RENTE, REVENU. Dans le sens primitif et propre, rente est absolument synonyme de revenu annuel. L'usage y a introduit cette différence que rente se dit surtout des revenus que procure un bien-fonds ou une somme d'argent placée, et uniquement du revenu annuel que l'État paye à ses créanciers. De plus, revenu aujourd'hui comprend tout ce qu'on reçoit, tandis que rente ne comprend pas ce que l'on gagne actuellement par son travail. Un employé a un traitement de 5 000 francs et 3 000 francs de rente ; c'est 8 000 francs de revenu.

HISTORIQUE

XIIe s. L'arcevesque Thomas ad esté mis [mon] servanz, Mes rentes ad cueilleites [levées] tutes par plusurs ans, Th. le mart. 33.

XIIIe s. Les gens du païs se tornerent tuit à aus [eux], et commencierent tuit à aporter as nostres leur rentes, leur avoirs et leur gaaings, Villehardouin, CXXII. Margiste li fera recevoir tel rente [lui fera recevoir tel mauvais coup]…, Berte, X. Ou s'il est tex [tel] qu'il sache vivre De ce que sa rente li livre, la Rose, 5058. C'est bien de l'office au bailli qu'il vende les rentes et les issues de le [la] terre son segneur, Beaumanoir, I, 17. Et aussi li jugement qui sont fet por cozes engagiées ou por rentes à vies ne poent pas estre mis à execussion, Beaumanoir, VII, 2. L'en fait moult de sel en ceste cité, qui en donne à plus de quarante autres citez, dont le grant kaan a moult très grans rentes, Marc Pol, p. 463.

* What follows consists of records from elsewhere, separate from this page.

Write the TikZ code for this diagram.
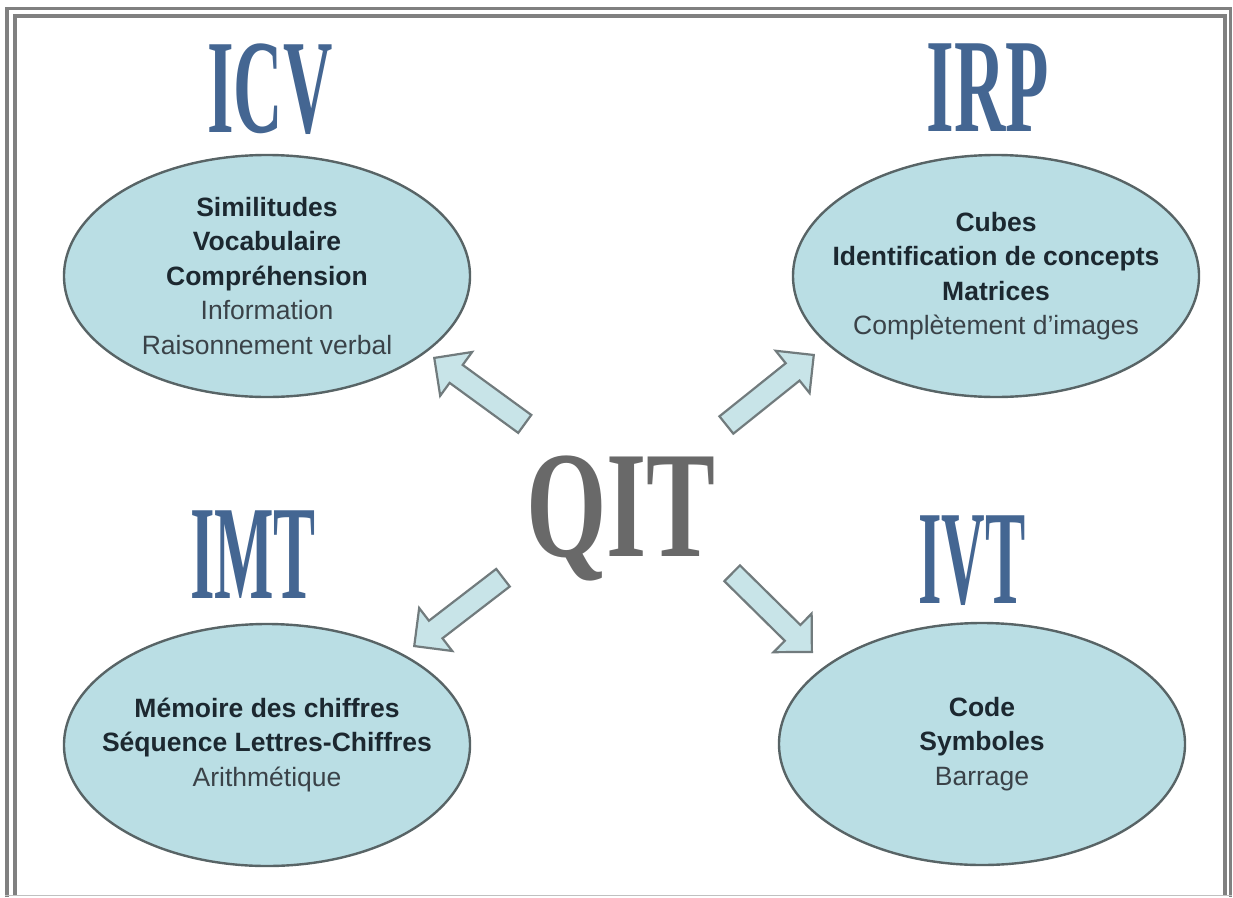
\documentclass[tikz,border=0pt]{standalone}
\usepackage{fontspec}
\setmainfont{Liberation Serif}
\setsansfont{Liberation Sans}
\usetikzlibrary{shapes.geometric,shapes.arrows}

\definecolor{fondbulle}{RGB}{186,222,228}
\definecolor{bordbulle}{RGB}{88,100,102}
\definecolor{bleutitre}{RGB}{68,102,146}
\definecolor{cadre}{RGB}{128,128,128}
\definecolor{encre}{RGB}{28,40,48}
\definecolor{grisclair}{RGB}{58,66,72}
\definecolor{grisqit}{RGB}{105,105,105}
\definecolor{fondfleche}{RGB}{200,228,232}

\begin{document}
\begin{tikzpicture}[x=1pt,y=-1pt,
    bulle/.style={ellipse,draw=bordbulle,line width=2.4pt,fill=fondbulle,
      minimum width=406pt,minimum height=242pt,inner xsep=-100pt,inner ysep=-60pt,
      align=center,text=encre,font=\sffamily\fontsize{26.5}{34.5}\selectfont},
    titre/.style={text=bleutitre,inner sep=0pt,anchor=base,
      font=\rmfamily\bfseries\fontsize{134}{134}\selectfont},
    fleche/.style={single arrow,draw=bordbulle!85,fill=fondfleche,line width=2.2pt,
      inner xsep=0pt,inner ysep=10pt,single arrow head extend=16pt,
      minimum height=112pt,anchor=tip}]
  \useasboundingbox (0,0) rectangle (1233,897);
  % cadre double
  \draw[cadre,line width=3.5pt] (7,897) -- (7,8.5) -- (1230.5,8.5) -- (1230.5,897);
  \draw[cadre,line width=4pt] (15,895.5) -- (15,16) -- (1225,16) -- (1225,895.5);
  \draw[cadre!50,line width=1.2pt] (5,895.8) -- (1232,895.8);

  % titres
  \node[titre,xscale=0.51] (ticv) at (270,132) {ICV};
  \node[titre,xscale=0.53] (tirp) at (988,131) {IRP};
  \node[titre,xscale=0.47] (timt) at (253,598) {IMT};
  \node[titre,xscale=0.45] (tivt) at (972,603) {IVT};
  \node[text=grisqit,inner sep=0pt,anchor=base,xscale=0.68,
    font=\rmfamily\bfseries\fontsize{152}{152}\selectfont] (qit) at (621,556) {QIT};

  % bulles
  \node[bulle] (icv) at (267,276) {\textbf{Similitudes}\\ \textbf{Vocabulaire}\\
    \textbf{Compréhension}\\ \textcolor{grisclair}{Information}\\
    \textcolor{grisclair}{Raisonnement verbal}};
  \node[bulle] (irp) at (996,276) {\textbf{Cubes}\\ \textbf{Identification de concepts}\\
    \textbf{Matrices}\\ \textcolor{grisclair}{Complètement d'images}};
  \node[bulle] (imt) at (267,745) {\textbf{Mémoire des chiffres}\\
    \textbf{Séquence Lettres-Chiffres}\\ \textcolor{grisclair}{Arithmétique}};
  \node[bulle] (ivt) at (982,744) {\textbf{Code}\\ \textbf{Symboles}\\
    \textcolor{grisclair}{Barrage}};

  % fleches
  \node[fleche,rotate=143.9] (ficv) at (433,357) {};
  \node[fleche,rotate=38.7] (firp) at (815,354) {};
  \node[fleche,rotate=217.6] (fimt) at (413,647) {};
  \node[fleche,rotate=-44.6] (fivt) at (813,653) {};
\end{tikzpicture}
\end{document}
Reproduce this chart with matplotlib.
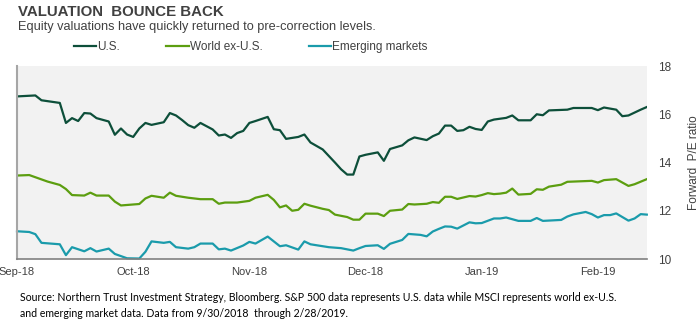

XVe s. LX mil livres de rente, Commines, II, 5.

XVIe s. On les bailloit [les terres conquises] à ferme ou à rente aux pauvres citoyens qui n'avoient point d'heritages, Amyot, les Gracques, 10. Les rentes sont reelles et immobiliaires ; les arrerages, personnels et mobiliaires, Loysel, 506. Toute rente constituée en grain ou autre espece est reductible à argent, Loysel, 510. Rentes constituées à deniers sont rachetables à toujours, Loysel, 511. Quand nous regardons dans nos papiers rentiers, nous y voyons un escrit de grosses rentes qu'on nous doit : il y en a aussi une très grande quantité de petites, d'un double et d'un liard, Lanoue, 150. Il a un grand train, un beau palais, tant de credit, tant de rente, Montaigne, I, 324. Toutes personnes de franche condition peuvent vendre et constituer rentes heritieres et viageres sur eux et leurs biens, Coust. génér. t. I, p. 768. Mieux vaut reigle que rente, Cotgrave

ÉTYMOLOGIE

Rendre : proprement ce que l'on rend. Berry, rende ; wallon, reintt ; provenç. renta, rerda ; espagn. renta ; portug. renda ; ital. rendita.